The deep philosophical insights of Henry Paker, Vol 1
A recent attempt to list ten favourite Bean moments prompted me to embark on a relisten, as the comments reminded me of many enjoyable Bean nuggets I wished to savour once more. While revisiting early Bean content, I have decided to start noting down the moments where the veil between Henry's rather mystical thought process and the history of ideas grows thin and porous. I feel that in previous centuries, he could have made a name for himself as a Diogenes-style figure: perhaps living in a barrel and making saucy comments to Alexander the Great.
My first example:
In 'Going to Disney World And Not Wanting To Be Dressed Up As A Ruffian', Henry sets up the following thought experiment:
"Picture a plate... on that plate, imagine a metal hand... Imagine that the arm of the metal hand is offscreen, so you don't know whether it's attached to a person, or it could be the Pope, or it could be anything.

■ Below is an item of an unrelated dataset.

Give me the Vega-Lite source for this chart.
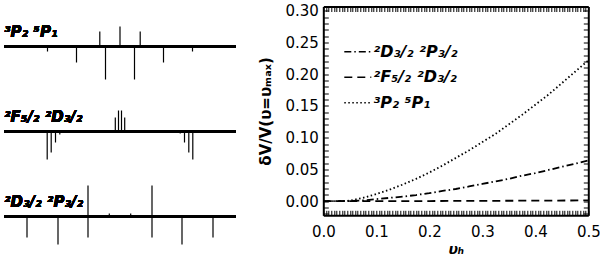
{
  "$schema": "https://vega.github.io/schema/vega-lite/v6.json",
  "background": "white",
  "padding": {"left": 3, "top": 3.5, "right": 0, "bottom": 0},
  "bounds": "flush",
  "spacing": 87.3,
  "config": {"view": {"stroke": null}, "font": "DejaVu Sans"},
  "hconcat": [
    {
      "width": 232, "height": 255,
      "layer": [
        {
          "data": {"values": [
            {"pos": -72.5, "h": -5}, {"pos": -43.5, "h": -16}, {"pos": -20.2, "h": 15}, {"pos": -14.5, "h": -33}, {"pos": 0, "h": 20},
            {"pos": 14.5, "h": -33}, {"pos": 20.2, "h": 15}, {"pos": 43.5, "h": -16}, {"pos": 72.5, "h": -5}
          ]},
          "layer": [
            {"mark": {"type": "rule", "strokeWidth": 2, "color": "black"},
             "encoding": {"y": {"datum": 0, "type": "quantitative", "scale": {"domain": [-215, 40], "nice": false}, "axis": null}}},
            {"mark": {"type": "rule", "strokeWidth": 1.2, "color": "black"},
             "encoding": {
               "x": {"field": "pos", "type": "quantitative", "scale": {"domain": [-116, 116], "nice": false}, "axis": null},
               "y": {"field": "h", "type": "quantitative", "scale": {"domain": [-215, 40], "nice": false}, "axis": null},
               "y2": {"datum": 0}}},
            {"mark": {"type": "text", "text": "³P₂ ⁵P₁", "align": "left", "baseline": "alphabetic", "font": "DejaVu Sans", "fontSize": 15, "fontWeight": "bold", "fontStyle": "italic", "color": "black"},
             "encoding": {"x": {"datum": -116, "type": "quantitative"}, "y": {"datum": 9.5, "type": "quantitative"}}}
          ]
        },
        {
          "data": {"values": [
            {"pos": -72.8, "h": -28}, {"pos": -68.8, "h": -21}, {"pos": -64.5, "h": -11}, {"pos": -60.2, "h": -3},
            {"pos": -4.7, "h": 14}, {"pos": -1.5, "h": 21}, {"pos": 1.5, "h": 21}, {"pos": 4.7, "h": 14},
            {"pos": 60.2, "h": -2}, {"pos": 64.5, "h": -11}, {"pos": 68.8, "h": -21}, {"pos": 72.8, "h": -28}
          ]},
          "layer": [
            {"mark": {"type": "rule", "strokeWidth": 2, "color": "black"},
             "encoding": {"y": {"datum": 0, "type": "quantitative", "scale": {"domain": [-130, 125], "nice": false}, "axis": null}}},
            {"mark": {"type": "rule", "strokeWidth": 1.2, "color": "black"},
             "encoding": {
               "x": {"field": "pos", "type": "quantitative", "scale": {"domain": [-116, 116], "nice": false}, "axis": null},
               "y": {"field": "h", "type": "quantitative", "scale": {"domain": [-130, 125], "nice": false}, "axis": null},
               "y2": {"datum": 0}}},
            {"mark": {"type": "text", "text": "²F₅/₂ ²D₃/₂", "align": "left", "baseline": "alphabetic", "font": "DejaVu Sans", "fontSize": 15, "fontWeight": "bold", "fontStyle": "italic", "color": "black"},
             "encoding": {"x": {"datum": -116, "type": "quantitative"}, "y": {"datum": 10, "type": "quantitative"}}}
          ]
        },
        {
          "data": {"values": [
            {"pos": -93, "h": -21}, {"pos": -62, "h": -28}, {"pos": -32, "h": 31}, {"pos": -32, "h": -21}, {"pos": -10.7, "h": 3},
            {"pos": 10.7, "h": 3}, {"pos": 32, "h": 31}, {"pos": 32, "h": -21}, {"pos": 62, "h": -28}, {"pos": 93, "h": -21}
          ]},
          "layer": [
            {"mark": {"type": "rule", "strokeWidth": 2, "color": "black"},
             "encoding": {"y": {"datum": 0, "type": "quantitative", "scale": {"domain": [-45, 210], "nice": false}, "axis": null}}},
            {"mark": {"type": "rule", "strokeWidth": 1.2, "color": "black"},
             "encoding": {
               "x": {"field": "pos", "type": "quantitative", "scale": {"domain": [-116, 116], "nice": false}, "axis": null},
               "y": {"field": "h", "type": "quantitative", "scale": {"domain": [-45, 210], "nice": false}, "axis": null},
               "y2": {"datum": 0}}},
            {"mark": {"type": "text", "text": "²D₃/₂ ²P₃/₂", "align": "left", "baseline": "alphabetic", "font": "DejaVu Sans", "fontSize": 15, "fontWeight": "bold", "fontStyle": "italic", "color": "black"},
             "encoding": {"x": {"datum": -116, "type": "quantitative"}, "y": {"datum": 9.5, "type": "quantitative"}}}
          ]
        }
      ],
      "resolve": {"scale": {"y": "independent"}}
    },
    {
      "width": 265, "height": 208.8,
      "data": {"values": [
        {"x": 0, "y": 0, "s": "²D₃/₂ ²P₃/₂"}, {"x": 0.025, "y": 0, "s": "²D₃/₂ ²P₃/₂"}, {"x": 0.05, "y": 0, "s": "²D₃/₂ ²P₃/₂"},
        {"x": 0.075, "y": 0.001, "s": "²D₃/₂ ²P₃/₂"}, {"x": 0.1, "y": 0.003, "s": "²D₃/₂ ²P₃/₂"}, {"x": 0.125, "y": 0.005, "s": "²D₃/₂ ²P₃/₂"},
        {"x": 0.15, "y": 0.007, "s": "²D₃/₂ ²P₃/₂"}, {"x": 0.175, "y": 0.0095, "s": "²D₃/₂ ²P₃/₂"}, {"x": 0.2, "y": 0.0125, "s": "²D₃/₂ ²P₃/₂"},
        {"x": 0.225, "y": 0.016, "s": "²D₃/₂ ²P₃/₂"}, {"x": 0.25, "y": 0.019, "s": "²D₃/₂ ²P₃/₂"}, {"x": 0.275, "y": 0.023, "s": "²D₃/₂ ²P₃/₂"},
        {"x": 0.3, "y": 0.027, "s": "²D₃/₂ ²P₃/₂"}, {"x": 0.325, "y": 0.031, "s": "²D₃/₂ ²P₃/₂"}, {"x": 0.35, "y": 0.035, "s": "²D₃/₂ ²P₃/₂"},
        {"x": 0.375, "y": 0.04, "s": "²D₃/₂ ²P₃/₂"}, {"x": 0.4, "y": 0.044, "s": "²D₃/₂ ²P₃/₂"}, {"x": 0.425, "y": 0.049, "s": "²D₃/₂ ²P₃/₂"},
        {"x": 0.45, "y": 0.054, "s": "²D₃/₂ ²P₃/₂"}, {"x": 0.475, "y": 0.059, "s": "²D₃/₂ ²P₃/₂"}, {"x": 0.5, "y": 0.064, "s": "²D₃/₂ ²P₃/₂"},
        {"x": 0, "y": 0, "s": "²F₅/₂ ²D₃/₂"}, {"x": 0.1, "y": 0, "s": "²F₅/₂ ²D₃/₂"}, {"x": 0.2, "y": 0, "s": "²F₅/₂ ²D₃/₂"},
        {"x": 0.3, "y": 0.0003, "s": "²F₅/₂ ²D₃/₂"}, {"x": 0.4, "y": 0.0006, "s": "²F₅/₂ ²D₃/₂"}, {"x": 0.5, "y": 0.001, "s": "²F₅/₂ ²D₃/₂"},
        {"x": 0, "y": 0, "s": "³P₂ ⁵P₁"}, {"x": 0.025, "y": 0, "s": "³P₂ ⁵P₁"}, {"x": 0.05, "y": 0.0005, "s": "³P₂ ⁵P₁"},
        {"x": 0.075, "y": 0.005, "s": "³P₂ ⁵P₁"}, {"x": 0.1, "y": 0.011, "s": "³P₂ ⁵P₁"}, {"x": 0.125, "y": 0.018, "s": "³P₂ ⁵P₁"},
        {"x": 0.15, "y": 0.026, "s": "³P₂ ⁵P₁"}, {"x": 0.175, "y": 0.035, "s": "³P₂ ⁵P₁"}, {"x": 0.2, "y": 0.045, "s": "³P₂ ⁵P₁"},
        {"x": 0.225, "y": 0.056, "s": "³P₂ ⁵P₁"}, {"x": 0.25, "y": 0.068, "s": "³P₂ ⁵P₁"}, {"x": 0.275, "y": 0.08, "s": "³P₂ ⁵P₁"},
        {"x": 0.3, "y": 0.093, "s": "³P₂ ⁵P₁"}, {"x": 0.325, "y": 0.106, "s": "³P₂ ⁵P₁"}, {"x": 0.35, "y": 0.121, "s": "³P₂ ⁵P₁"},
        {"x": 0.375, "y": 0.136, "s": "³P₂ ⁵P₁"}, {"x": 0.4, "y": 0.152, "s": "³P₂ ⁵P₁"}, {"x": 0.425, "y": 0.168, "s": "³P₂ ⁵P₁"},
        {"x": 0.45, "y": 0.186, "s": "³P₂ ⁵P₁"}, {"x": 0.475, "y": 0.204, "s": "³P₂ ⁵P₁"}, {"x": 0.5, "y": 0.222, "s": "³P₂ ⁵P₁"}
      ]},
      "layer": [
        {
          "transform": [{"filter": "datum.s !== '³P₂ ⁵P₁'"}],
          "mark": {"type": "line", "color": "black", "strokeWidth": 1.8},
          "encoding": {
            "x": {"field": "x", "type": "quantitative", "scale": {"domain": [0, 0.5], "nice": false, "zero": false},
              "axis": {"orient": "bottom", "title": "υₕ", "titleFontSize": 14, "titleFontWeight": "bold", "titleFontStyle": "italic", "titleColor": "black", "titlePadding": 3,
                "values": [0,0.005,0.01,0.015,0.02,0.025,0.03,0.035,0.04,0.045,0.05,0.055,0.06,0.065,0.07,0.075,0.08,0.085,0.09,0.095,0.1,0.105,0.11,0.115,0.12,0.125,0.13,0.135,0.14,0.145,0.15,0.155,0.16,0.165,0.17,0.175,0.18,0.185,0.19,0.195,0.2,0.205,0.21,0.215,0.22,0.225,0.23,0.235,0.24,0.245,0.25,0.255,0.26,0.265,0.27,0.275,0.28,0.285,0.29,0.295,0.3,0.305,0.31,0.315,0.32,0.325,0.33,0.335,0.34,0.345,0.35,0.355,0.36,0.365,0.37,0.375,0.38,0.385,0.39,0.395,0.4,0.405,0.41,0.415,0.42,0.425,0.43,0.435,0.44,0.445,0.45,0.455,0.46,0.465,0.47,0.475,0.48,0.485,0.49,0.495,0.5],
                "labelExpr": "abs(datum.value*10 - round(datum.value*10)) < 1e-6 ? format(datum.value, '.1f') : ''",
                "labelFontSize": 15, "labelColor": "black", "labelPadding": 14, "labelFlush": false, "labelOverlap": false, "labelBound": false,
                "tickSize": -5, "tickColor": "black", "tickWidth": 1, "domainColor": "black", "domainWidth": 2, "grid": false,
                "encode": {"ticks": {"update": {"y2": {"signal": "abs(datum.value*10 - round(datum.value*10)) < 1e-6 ? -5 : -2.5"}}}}}},
            "y": {"field": "y", "type": "quantitative", "scale": {"domain": [-0.0225, 0.307], "nice": false, "zero": false},
              "axis": {"orient": "left", "title": "δV/V(υ=υₘₐₓ)", "titleFontSize": 15, "titleFontWeight": "bold", "titleColor": "black", "titlePadding": 11,
                "values": [-0.02,-0.01,0,0.01,0.02,0.03,0.04,0.05,0.06,0.07,0.08,0.09,0.1,0.11,0.12,0.13,0.14,0.15,0.16,0.17,0.18,0.19,0.2,0.21,0.22,0.23,0.24,0.25,0.26,0.27,0.28,0.29,0.3],
                "labelExpr": "abs(datum.value*20 - round(datum.value*20)) < 1e-6 ? format(datum.value, '.2f') : ''",
                "labelFontSize": 15, "labelColor": "black", "labelPadding": 10, "labelFlush": false, "labelOverlap": false, "labelBound": false,
                "tickSize": -5, "tickColor": "black", "tickWidth": 1, "domainColor": "black", "domainWidth": 2, "grid": false,
                "encode": {"ticks": {"update": {"x2": {"signal": "abs(datum.value*20 - round(datum.value*20)) < 1e-6 ? 5 : 2.5"}}}}}},
            "strokeDash": {"field": "s", "type": "nominal",
              "scale": {"domain": ["²D₃/₂ ²P₃/₂", "²F₅/₂ ²D₃/₂", "³P₂ ⁵P₁"], "range": [[7, 3, 1.5, 3], [8, 5], [1.5, 2.5]]},
              "legend": {"orient": "none", "legendX": 339.3, "legendY": 30.7, "title": null, "symbolType": "stroke", "symbolSize": 729, "symbolStrokeWidth": 1.5, "symbolStrokeColor": "black",
                "labelFont": "DejaVu Sans", "labelFontSize": 16, "labelFontWeight": "bold", "labelFontStyle": "italic", "labelColor": "black", "rowPadding": 2.5, "labelOffset": 1}}
          }
        },
        {
          "transform": [{"filter": "datum.s === '³P₂ ⁵P₁'"}],
          "mark": {"type": "line", "color": "black", "strokeWidth": 1.8},
          "encoding": {
            "x": {"field": "x", "type": "quantitative", "scale": {"domain": [0, 0.5], "nice": false, "zero": false},
              "axis": {"orient": "top", "title": null, "labels": false,
                "values": [0,0.005,0.01,0.015,0.02,0.025,0.03,0.035,0.04,0.045,0.05,0.055,0.06,0.065,0.07,0.075,0.08,0.085,0.09,0.095,0.1,0.105,0.11,0.115,0.12,0.125,0.13,0.135,0.14,0.145,0.15,0.155,0.16,0.165,0.17,0.175,0.18,0.185,0.19,0.195,0.2,0.205,0.21,0.215,0.22,0.225,0.23,0.235,0.24,0.245,0.25,0.255,0.26,0.265,0.27,0.275,0.28,0.285,0.29,0.295,0.3,0.305,0.31,0.315,0.32,0.325,0.33,0.335,0.34,0.345,0.35,0.355,0.36,0.365,0.37,0.375,0.38,0.385,0.39,0.395,0.4,0.405,0.41,0.415,0.42,0.425,0.43,0.435,0.44,0.445,0.45,0.455,0.46,0.465,0.47,0.475,0.48,0.485,0.49,0.495,0.5],
                "tickSize": -5, "tickColor": "black", "tickWidth": 1, "domainColor": "black", "domainWidth": 2, "grid": false,
                "encode": {"ticks": {"update": {"y2": {"signal": "abs(datum.value*10 - round(datum.value*10)) < 1e-6 ? 5 : 2.5"}}}}}},
            "y": {"field": "y", "type": "quantitative", "scale": {"domain": [-0.0225, 0.307], "nice": false, "zero": false},
              "axis": {"orient": "right", "title": null, "labels": false,
                "values": [-0.02,-0.01,0,0.01,0.02,0.03,0.04,0.05,0.06,0.07,0.08,0.09,0.1,0.11,0.12,0.13,0.14,0.15,0.16,0.17,0.18,0.19,0.2,0.21,0.22,0.23,0.24,0.25,0.26,0.27,0.28,0.29,0.3],
                "tickSize": -5, "tickColor": "black", "tickWidth": 1, "domainColor": "black", "domainWidth": 2, "grid": false,
                "encode": {"ticks": {"update": {"x2": {"signal": "abs(datum.value*20 - round(datum.value*20)) < 1e-6 ? -5 : -2.5"}}}}}},
            "strokeDash": {"field": "s", "type": "nominal",
              "scale": {"domain": ["²D₃/₂ ²P₃/₂", "²F₅/₂ ²D₃/₂", "³P₂ ⁵P₁"], "range": [[7, 3, 1.5, 3], [8, 5], [1.5, 2.5]]},
              "legend": {"orient": "none", "legendX": 339.3, "legendY": 30.7, "title": null, "symbolType": "stroke", "symbolSize": 729, "symbolStrokeWidth": 1.5, "symbolStrokeColor": "black",
                "labelFont": "DejaVu Sans", "labelFontSize": 16, "labelFontWeight": "bold", "labelFontStyle": "italic", "labelColor": "black", "rowPadding": 2.5, "labelOffset": 1}}
          }
        }
      ],
      "resolve": {"axis": {"x": "independent", "y": "independent"}}
    }
  ]
}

That's not what you're worried about. It's a simple metal hand, or claw. It's holding a piece of lettuce. It releases, and the lettuce falls onto the plate. The hand retracts. [Sinister robotic noise.] The hand is back. It's now holding half of a cucumber slice. It releases that and the cucumber falls. It comes back again. Now it releases a cherry tomato. Cut to half an hour later. There's a salad niçoise on that plate. At what point did it become a salad?"

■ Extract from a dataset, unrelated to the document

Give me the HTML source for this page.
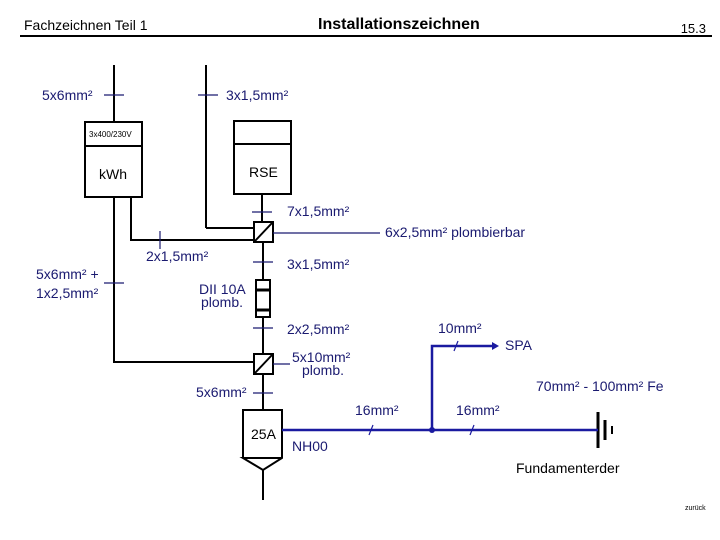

Here, Henry appears to be an earthly vessel for the spirit of the 4th century philosopher Eubulides, who is first credited with the formulation of the sorites paradox. In short, the paradox can be summarised as follows:
- Imagine a philosopher [metal hand] and an impartial observer.
- The philosopher picks up one grain of sand [a piece of lettuce] and deposits it on the ground.

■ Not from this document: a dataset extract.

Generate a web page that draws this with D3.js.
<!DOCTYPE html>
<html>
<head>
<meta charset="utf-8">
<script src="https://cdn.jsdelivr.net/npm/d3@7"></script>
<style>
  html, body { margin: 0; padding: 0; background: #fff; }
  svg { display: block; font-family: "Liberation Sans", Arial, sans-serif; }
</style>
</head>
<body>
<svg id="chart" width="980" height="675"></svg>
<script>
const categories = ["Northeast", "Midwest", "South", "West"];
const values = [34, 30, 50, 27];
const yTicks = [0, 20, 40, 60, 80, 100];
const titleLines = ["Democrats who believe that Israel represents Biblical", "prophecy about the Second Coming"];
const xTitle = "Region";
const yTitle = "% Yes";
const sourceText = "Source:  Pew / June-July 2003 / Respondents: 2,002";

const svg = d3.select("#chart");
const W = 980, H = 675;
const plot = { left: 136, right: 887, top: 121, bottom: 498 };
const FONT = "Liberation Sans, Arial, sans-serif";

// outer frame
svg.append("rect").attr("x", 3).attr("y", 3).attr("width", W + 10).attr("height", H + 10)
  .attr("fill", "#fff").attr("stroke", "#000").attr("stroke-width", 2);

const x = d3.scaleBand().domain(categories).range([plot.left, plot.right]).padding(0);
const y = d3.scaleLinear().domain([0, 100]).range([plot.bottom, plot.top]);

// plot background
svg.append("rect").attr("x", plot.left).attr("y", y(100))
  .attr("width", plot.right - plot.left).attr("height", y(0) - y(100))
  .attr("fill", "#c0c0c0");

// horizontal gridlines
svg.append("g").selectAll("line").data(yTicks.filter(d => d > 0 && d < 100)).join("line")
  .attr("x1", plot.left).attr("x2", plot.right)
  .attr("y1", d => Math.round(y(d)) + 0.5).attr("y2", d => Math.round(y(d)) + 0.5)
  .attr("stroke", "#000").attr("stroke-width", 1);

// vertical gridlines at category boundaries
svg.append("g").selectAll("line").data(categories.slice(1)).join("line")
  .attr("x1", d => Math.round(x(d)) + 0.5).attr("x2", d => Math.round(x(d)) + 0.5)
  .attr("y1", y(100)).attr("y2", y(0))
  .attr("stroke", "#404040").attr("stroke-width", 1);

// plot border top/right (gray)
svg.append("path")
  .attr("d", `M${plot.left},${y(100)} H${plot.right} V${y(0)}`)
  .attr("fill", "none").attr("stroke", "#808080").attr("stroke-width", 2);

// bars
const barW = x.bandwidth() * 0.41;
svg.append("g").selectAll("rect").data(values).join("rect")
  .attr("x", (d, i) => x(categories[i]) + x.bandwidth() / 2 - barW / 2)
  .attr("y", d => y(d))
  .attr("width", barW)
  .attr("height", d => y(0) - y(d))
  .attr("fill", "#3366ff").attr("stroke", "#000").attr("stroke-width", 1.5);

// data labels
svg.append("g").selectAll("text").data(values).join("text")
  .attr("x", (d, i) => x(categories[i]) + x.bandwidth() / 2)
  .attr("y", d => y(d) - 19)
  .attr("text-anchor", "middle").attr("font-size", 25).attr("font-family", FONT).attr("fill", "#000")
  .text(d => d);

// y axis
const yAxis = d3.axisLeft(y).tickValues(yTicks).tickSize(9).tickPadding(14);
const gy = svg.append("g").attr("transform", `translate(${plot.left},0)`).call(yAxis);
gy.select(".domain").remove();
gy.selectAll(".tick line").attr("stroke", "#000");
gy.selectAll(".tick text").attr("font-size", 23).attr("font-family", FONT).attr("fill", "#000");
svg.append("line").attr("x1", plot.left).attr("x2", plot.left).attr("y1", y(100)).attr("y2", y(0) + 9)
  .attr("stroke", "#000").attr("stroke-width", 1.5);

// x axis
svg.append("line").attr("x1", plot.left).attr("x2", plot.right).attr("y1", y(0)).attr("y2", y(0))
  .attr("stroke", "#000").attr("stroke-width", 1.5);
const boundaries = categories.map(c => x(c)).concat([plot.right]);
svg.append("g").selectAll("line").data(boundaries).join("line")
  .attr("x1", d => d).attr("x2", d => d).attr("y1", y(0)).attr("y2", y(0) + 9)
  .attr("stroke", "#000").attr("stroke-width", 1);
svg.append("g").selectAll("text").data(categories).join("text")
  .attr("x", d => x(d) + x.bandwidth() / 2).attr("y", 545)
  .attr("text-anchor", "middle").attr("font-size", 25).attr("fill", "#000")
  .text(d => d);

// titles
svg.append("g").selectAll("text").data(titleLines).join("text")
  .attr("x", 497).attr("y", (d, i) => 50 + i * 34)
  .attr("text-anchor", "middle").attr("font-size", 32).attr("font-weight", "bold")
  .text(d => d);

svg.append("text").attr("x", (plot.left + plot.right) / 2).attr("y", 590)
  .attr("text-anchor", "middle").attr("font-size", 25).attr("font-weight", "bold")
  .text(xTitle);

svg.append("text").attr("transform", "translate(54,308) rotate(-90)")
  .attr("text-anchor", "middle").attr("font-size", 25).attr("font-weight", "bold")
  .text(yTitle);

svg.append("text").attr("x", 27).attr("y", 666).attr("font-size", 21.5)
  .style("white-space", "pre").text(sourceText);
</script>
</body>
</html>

- The philosopher asks the impartial observer, "Is this a heap of sand?" [Is this a salad?] The observer replies that it is not.
- The philosopher repeats this with a second grain of sand [or slice of cucumber] and asks the same question. The observer replies again that it is not a heap of sand.
- By the end of the day, there is a heap of sand [or fully-formed salad] on the ground, and the observer is replying "Yes." At what point do the grains of sand form a heap?
As I understand it, there are generally thought to be three ways of framing this paradox: it either reveals vagueness in language, conceptual vagueness, or vagueness in reality itself (or so my professor framed the issue approximately 20 years ago in a lecture on the subject - my memory of this is undoubtedly not to be trusted). However, the consequences of introducing the conceit of a niçoise are yet to be seen, and probably mean the whole thing has to be considered anew with the aid of a purpose-built robo-lab.